All lines in the records below from the line with "Generate a Python" through the line with "import plotly.graph_objects as go" are to be given again exactly, both ends included; the pictures are to be left out.

Source material:
# # # #
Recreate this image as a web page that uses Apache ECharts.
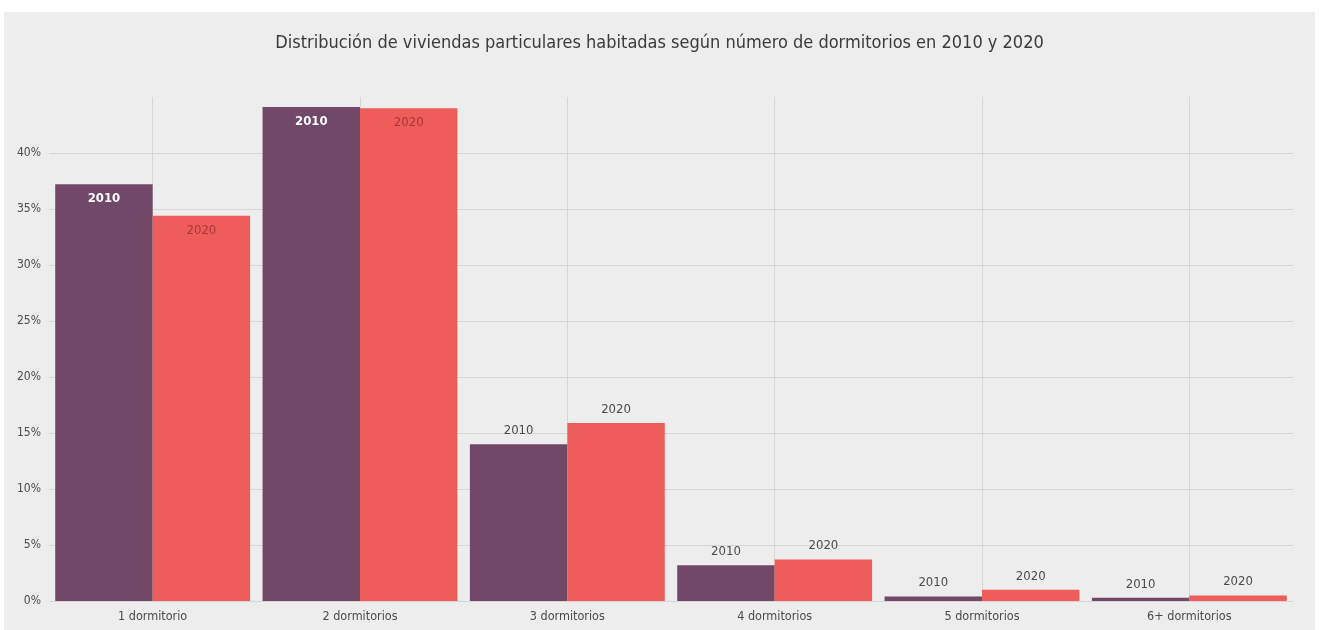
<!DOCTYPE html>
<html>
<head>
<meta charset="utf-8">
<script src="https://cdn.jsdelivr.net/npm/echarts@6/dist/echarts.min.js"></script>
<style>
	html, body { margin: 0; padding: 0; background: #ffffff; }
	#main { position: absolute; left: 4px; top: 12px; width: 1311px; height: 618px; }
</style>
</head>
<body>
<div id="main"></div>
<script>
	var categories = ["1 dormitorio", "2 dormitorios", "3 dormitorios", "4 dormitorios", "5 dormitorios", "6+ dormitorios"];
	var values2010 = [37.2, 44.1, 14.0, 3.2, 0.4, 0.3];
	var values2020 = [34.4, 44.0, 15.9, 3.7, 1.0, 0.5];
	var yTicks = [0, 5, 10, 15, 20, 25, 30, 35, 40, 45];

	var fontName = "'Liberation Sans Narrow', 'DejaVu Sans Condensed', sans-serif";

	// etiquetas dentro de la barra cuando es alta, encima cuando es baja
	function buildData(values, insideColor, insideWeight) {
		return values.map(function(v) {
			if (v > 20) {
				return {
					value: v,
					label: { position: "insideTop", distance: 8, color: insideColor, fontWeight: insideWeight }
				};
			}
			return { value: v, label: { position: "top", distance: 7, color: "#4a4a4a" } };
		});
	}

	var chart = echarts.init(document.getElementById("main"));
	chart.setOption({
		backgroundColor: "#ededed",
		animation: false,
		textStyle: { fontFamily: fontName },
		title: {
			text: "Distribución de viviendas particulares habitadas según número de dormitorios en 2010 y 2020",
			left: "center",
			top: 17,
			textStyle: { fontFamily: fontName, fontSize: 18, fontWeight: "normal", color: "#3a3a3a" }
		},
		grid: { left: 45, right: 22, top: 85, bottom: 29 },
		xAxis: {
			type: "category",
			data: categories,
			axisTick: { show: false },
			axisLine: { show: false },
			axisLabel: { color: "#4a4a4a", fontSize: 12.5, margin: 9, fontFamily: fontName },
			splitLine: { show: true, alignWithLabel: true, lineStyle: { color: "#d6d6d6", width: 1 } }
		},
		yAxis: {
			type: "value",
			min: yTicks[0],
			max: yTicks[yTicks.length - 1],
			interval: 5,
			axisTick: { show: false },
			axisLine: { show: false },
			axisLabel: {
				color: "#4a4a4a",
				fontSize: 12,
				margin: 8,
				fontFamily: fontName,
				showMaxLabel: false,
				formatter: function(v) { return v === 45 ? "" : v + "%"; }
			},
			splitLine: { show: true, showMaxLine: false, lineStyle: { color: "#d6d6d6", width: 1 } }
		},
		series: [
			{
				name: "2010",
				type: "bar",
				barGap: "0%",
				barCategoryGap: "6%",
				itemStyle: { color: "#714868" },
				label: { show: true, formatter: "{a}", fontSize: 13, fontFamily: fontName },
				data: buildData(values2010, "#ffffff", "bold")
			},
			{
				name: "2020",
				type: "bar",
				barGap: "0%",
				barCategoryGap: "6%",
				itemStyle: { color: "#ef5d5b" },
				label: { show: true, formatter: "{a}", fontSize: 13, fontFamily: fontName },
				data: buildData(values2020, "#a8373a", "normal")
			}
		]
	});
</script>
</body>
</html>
# # # #
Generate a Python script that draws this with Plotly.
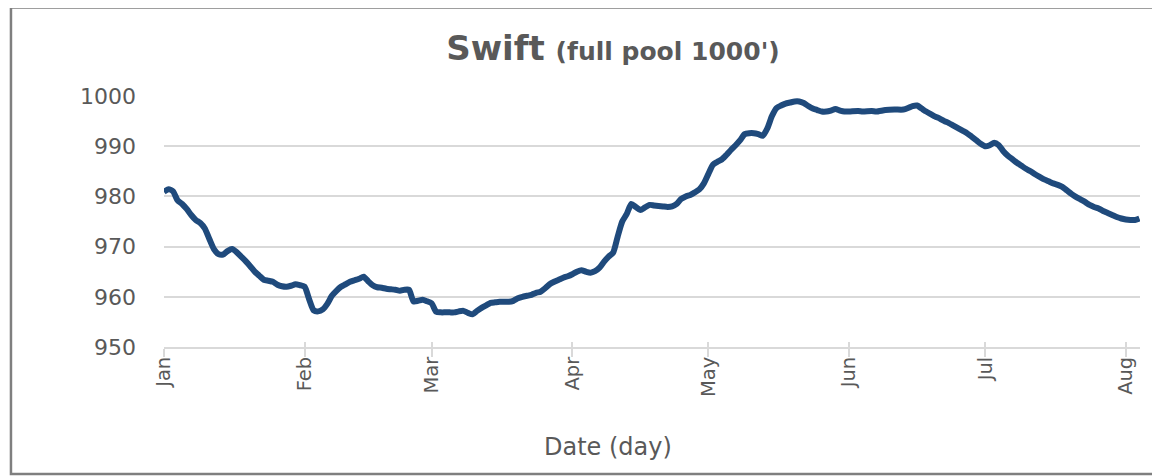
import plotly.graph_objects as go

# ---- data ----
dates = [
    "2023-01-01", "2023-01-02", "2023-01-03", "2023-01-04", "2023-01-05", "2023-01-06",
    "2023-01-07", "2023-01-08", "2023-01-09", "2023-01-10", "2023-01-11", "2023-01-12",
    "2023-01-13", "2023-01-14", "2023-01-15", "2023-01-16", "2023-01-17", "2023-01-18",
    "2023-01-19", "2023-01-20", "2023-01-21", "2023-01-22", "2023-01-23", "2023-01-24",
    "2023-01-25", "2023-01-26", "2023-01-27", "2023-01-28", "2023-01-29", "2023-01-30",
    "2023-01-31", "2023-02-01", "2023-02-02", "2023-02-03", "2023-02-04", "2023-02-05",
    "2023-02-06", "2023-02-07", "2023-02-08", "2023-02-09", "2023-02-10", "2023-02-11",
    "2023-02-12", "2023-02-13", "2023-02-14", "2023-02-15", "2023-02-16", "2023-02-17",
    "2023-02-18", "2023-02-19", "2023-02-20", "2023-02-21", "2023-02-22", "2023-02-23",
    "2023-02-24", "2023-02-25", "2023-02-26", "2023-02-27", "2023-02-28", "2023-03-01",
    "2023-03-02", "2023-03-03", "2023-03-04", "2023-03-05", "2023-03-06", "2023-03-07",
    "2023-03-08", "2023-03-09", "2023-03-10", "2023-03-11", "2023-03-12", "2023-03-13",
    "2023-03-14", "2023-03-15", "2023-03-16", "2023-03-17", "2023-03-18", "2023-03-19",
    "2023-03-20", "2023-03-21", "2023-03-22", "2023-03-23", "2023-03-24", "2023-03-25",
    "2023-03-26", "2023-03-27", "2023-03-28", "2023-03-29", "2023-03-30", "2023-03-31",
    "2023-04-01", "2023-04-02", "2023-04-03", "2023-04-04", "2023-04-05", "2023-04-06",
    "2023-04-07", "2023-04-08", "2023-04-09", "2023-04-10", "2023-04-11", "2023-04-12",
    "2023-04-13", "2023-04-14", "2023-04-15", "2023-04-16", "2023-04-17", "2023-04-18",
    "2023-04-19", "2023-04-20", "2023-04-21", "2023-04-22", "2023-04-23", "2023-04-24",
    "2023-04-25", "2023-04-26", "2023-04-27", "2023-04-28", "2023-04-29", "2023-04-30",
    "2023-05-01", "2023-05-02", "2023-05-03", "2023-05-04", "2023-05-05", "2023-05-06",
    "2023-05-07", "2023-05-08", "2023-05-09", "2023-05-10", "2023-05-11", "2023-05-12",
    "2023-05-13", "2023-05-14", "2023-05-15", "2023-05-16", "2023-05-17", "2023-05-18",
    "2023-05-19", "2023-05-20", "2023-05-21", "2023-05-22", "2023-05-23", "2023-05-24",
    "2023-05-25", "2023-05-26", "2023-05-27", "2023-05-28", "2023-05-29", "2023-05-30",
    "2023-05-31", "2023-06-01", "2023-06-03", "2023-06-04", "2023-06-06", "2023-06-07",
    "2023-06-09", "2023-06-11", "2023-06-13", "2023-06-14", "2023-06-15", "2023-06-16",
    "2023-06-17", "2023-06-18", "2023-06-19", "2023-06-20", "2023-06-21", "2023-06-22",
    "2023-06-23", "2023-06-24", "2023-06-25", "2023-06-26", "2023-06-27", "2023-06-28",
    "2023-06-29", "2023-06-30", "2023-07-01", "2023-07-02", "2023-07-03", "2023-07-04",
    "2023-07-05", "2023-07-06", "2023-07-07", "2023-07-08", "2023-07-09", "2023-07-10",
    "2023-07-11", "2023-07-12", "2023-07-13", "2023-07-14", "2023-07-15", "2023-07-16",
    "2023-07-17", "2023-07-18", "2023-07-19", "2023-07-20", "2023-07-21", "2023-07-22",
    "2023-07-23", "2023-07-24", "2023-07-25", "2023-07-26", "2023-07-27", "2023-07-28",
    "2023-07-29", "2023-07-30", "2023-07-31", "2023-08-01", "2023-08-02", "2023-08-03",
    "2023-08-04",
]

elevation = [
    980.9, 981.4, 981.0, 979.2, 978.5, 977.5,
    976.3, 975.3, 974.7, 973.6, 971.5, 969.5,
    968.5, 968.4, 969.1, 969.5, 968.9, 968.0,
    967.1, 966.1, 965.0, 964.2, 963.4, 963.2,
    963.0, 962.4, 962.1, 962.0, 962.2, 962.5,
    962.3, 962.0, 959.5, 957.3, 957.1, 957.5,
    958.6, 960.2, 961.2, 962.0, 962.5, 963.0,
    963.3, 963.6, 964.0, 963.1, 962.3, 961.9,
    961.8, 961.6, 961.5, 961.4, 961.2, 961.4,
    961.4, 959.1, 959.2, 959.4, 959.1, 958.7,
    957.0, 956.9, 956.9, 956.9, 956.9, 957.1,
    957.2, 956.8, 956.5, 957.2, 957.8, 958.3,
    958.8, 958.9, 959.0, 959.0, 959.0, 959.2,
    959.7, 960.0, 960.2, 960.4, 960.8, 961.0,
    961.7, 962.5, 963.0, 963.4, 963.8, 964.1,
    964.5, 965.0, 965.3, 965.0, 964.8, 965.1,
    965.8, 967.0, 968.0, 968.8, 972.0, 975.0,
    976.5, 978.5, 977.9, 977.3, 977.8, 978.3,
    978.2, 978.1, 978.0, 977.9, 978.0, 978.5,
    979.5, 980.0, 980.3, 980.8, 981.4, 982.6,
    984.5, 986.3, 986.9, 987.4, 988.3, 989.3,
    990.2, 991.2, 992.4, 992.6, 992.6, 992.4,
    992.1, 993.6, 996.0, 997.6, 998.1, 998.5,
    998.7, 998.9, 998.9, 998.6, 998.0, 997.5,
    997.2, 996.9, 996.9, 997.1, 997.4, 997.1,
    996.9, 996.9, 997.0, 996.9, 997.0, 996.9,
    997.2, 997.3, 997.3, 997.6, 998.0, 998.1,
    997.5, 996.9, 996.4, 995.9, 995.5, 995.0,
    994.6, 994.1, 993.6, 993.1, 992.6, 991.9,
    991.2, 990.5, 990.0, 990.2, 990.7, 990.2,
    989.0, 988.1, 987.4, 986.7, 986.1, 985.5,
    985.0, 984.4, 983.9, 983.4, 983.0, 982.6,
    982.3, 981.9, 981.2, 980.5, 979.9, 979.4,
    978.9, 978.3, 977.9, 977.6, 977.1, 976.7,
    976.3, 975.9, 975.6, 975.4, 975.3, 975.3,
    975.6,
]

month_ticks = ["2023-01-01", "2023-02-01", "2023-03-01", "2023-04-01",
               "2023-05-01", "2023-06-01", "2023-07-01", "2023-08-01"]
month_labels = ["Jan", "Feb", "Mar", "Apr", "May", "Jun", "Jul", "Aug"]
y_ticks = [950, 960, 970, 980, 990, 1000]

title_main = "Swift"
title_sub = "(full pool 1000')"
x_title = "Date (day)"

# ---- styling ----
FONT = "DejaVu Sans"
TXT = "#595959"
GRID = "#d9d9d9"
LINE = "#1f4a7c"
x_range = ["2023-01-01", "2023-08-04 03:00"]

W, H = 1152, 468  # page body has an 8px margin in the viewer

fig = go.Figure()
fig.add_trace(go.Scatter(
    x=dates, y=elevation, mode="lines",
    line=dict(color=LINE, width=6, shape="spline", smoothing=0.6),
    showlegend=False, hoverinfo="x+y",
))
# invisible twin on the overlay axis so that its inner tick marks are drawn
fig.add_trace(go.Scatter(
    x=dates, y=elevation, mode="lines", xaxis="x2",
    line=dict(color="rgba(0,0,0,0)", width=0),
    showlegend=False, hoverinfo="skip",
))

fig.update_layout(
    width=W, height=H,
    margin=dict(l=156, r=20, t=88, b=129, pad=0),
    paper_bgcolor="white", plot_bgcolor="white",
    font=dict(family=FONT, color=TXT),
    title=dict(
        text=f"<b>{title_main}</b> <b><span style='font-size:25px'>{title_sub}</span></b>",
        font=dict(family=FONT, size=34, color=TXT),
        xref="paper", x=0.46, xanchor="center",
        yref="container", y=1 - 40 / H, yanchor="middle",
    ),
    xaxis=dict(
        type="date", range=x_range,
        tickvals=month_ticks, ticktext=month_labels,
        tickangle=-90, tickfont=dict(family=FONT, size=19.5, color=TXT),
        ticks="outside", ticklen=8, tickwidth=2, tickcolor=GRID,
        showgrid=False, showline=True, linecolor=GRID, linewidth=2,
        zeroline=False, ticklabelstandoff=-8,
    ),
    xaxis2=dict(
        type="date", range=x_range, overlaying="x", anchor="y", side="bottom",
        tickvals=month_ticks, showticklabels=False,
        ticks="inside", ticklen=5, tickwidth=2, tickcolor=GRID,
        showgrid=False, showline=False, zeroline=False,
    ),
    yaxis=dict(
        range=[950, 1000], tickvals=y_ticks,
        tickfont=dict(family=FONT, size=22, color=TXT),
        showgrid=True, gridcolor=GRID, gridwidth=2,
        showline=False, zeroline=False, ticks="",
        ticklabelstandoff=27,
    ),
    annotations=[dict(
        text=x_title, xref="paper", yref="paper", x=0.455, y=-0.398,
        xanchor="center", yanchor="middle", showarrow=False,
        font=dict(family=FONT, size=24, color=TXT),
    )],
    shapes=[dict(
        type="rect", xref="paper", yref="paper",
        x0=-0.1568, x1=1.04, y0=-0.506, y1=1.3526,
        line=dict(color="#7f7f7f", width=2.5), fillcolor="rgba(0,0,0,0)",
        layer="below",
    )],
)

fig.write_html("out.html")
# # # #
Result of this task:
Generate a Python script that draws this with Plotly.
import plotly.graph_objects as go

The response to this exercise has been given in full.